Put up your dukes

Premier of Alberta Danielle Smith and Prime Minister Justin Trudeau faced off in Calgary last Friday ahead of the city’s famous rodeo festival. Although both behaved themselves at the meeting, it is clear the stage is being set for a major conflict between the federal government and Alberta. Photo credit: The Canadian Press/Jeff McIntosh


In all the hoopla around the Calgary Stampede, and debates about who looked best on a horse in a cowboy hat and who flipped the best flapjacks, the meeting between Alberta Premier Danielle Smith and Prime Minister Justin Trudeau got lost in the shuffle. It was, however, quite an important meeting. Smith has been saying for some time that she would not accept the federally-imposed emissions cap as it would be far too damaging to Alberta’s oil and gas industry, not to mention the rest of the country that enjoys the benefits of Alberta’s oil and gas revenues via equalization payments. 

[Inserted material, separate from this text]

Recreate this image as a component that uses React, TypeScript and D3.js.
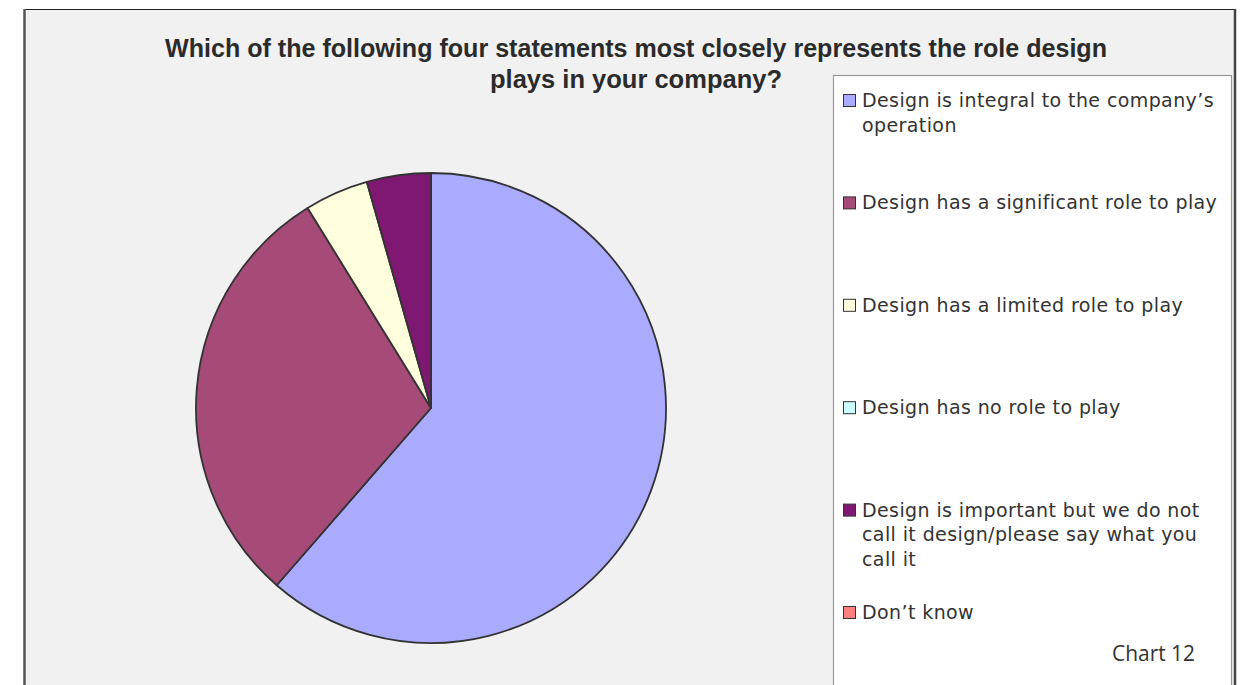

Smith has also stated that she believes net zero emissions can be achieved by Canada, but not by the 2035 deadline or by the methods the federal government proposes. In fact, many experts agree that the various goals that the federal Liberals claim will be achieved by 2035 – such as all new vehicles being electric vehicles – are absolutely unachievable and it is foolish for the federal government to put forward such unrealistic objectives with no plan in place to try and meet them. 

To date, Smith has actually been quite cordial with the federal government considering all of the policies the Liberals have implemented and plan to implement that will be negative for Alberta. During their meeting last Friday, Smith reiterated to Trudeau the position she has stated for some time that her province will not be complying with the federal plan for net zero by 2035. She also stated that the proposed emissions cap which represents a reduction of 42 per cent of emissions from the oil and gas sector, would effectively mean a reduction in oil and gas production. It’s ironic and hypocritical that as various federal Liberal ministers currently boast about Canada’s economic performance, a key reason Canada is doing better than it otherwise would is the strong performance of our fossil fuel sector, which those same Liberal ministers seek to destroy. 

During the meeting both sides were polite, but absolutely no agreement was reached. Smith remained cordial, while clearly stating that the various federal government goals were unrealistic and impossible to achieve. She proposed a working group to be formed between the Alberta and federal governments to attempt to reach some compromise solution. Trudeau, while nodding throughout Smith’s statement to the media, exhibited no interest in compromising on any of the goals or deadlines the federal government has set. 

Smith also brought up the Vancouver port strike during the meeting, and how it was harming Alberta’s export businesses as well as those in other parts of Canada, and asked Trudeau to recall Parliament from its summer break to end the impasse. Trudeau was noncommittal, as usual. 

Although Smith has shown some willingness to compromise on the various climate-related objectives, the federal government has shown no such flexibility. The federal Liberals have also treated Newfoundland’s oil and gas sector with much more consideration than Alberta’s and Saskatchewan’s, presumably because Newfoundland voters still support Liberals. That suggests that this very important debate is not so much about the climate as it is about selfish partisan concerns for this Liberal government and virtue signaling that it is concerned about climate issues, but seemingly only in one part of the country. 

Although Smith and Trudeau behaved themselves at the meeting, it is clear the stage is being set for a major conflict between the federal government and Alberta. In the next few weeks, for example, Trudeau has said his government will be announcing their plans for clean electricity regulations. Alberta’s electrical grid is heavily dependent upon natural gas, which will not be acceptable to the federal government’s plan. The notion of imposing a 42 per cent reduction on the oil and gas sector’s emissions remains highly controversial and likely impossible without seriously curtailing the industry that brings so much wealth to Canada. 

The pompously named Council of the Federation, which comprises the Premiers of all provinces, is also meeting in Winnipeg over the next couple of days. You can be sure that Smith’s meeting with Trudeau will be on the agenda. Saskatchewan and Manitoba have already lined up with Alberta to oppose federal impositions on provincial energy policies, and hopefully other provinces will join in as well. The foolish and impractical climate policies the Trudeau government is pursuing with such inflexibility deserve to be strenuously opposed for the good of all affected provinces, national unity and the Canadian economy overall. The battle is on – let’s hope the Premiers stick to their guns.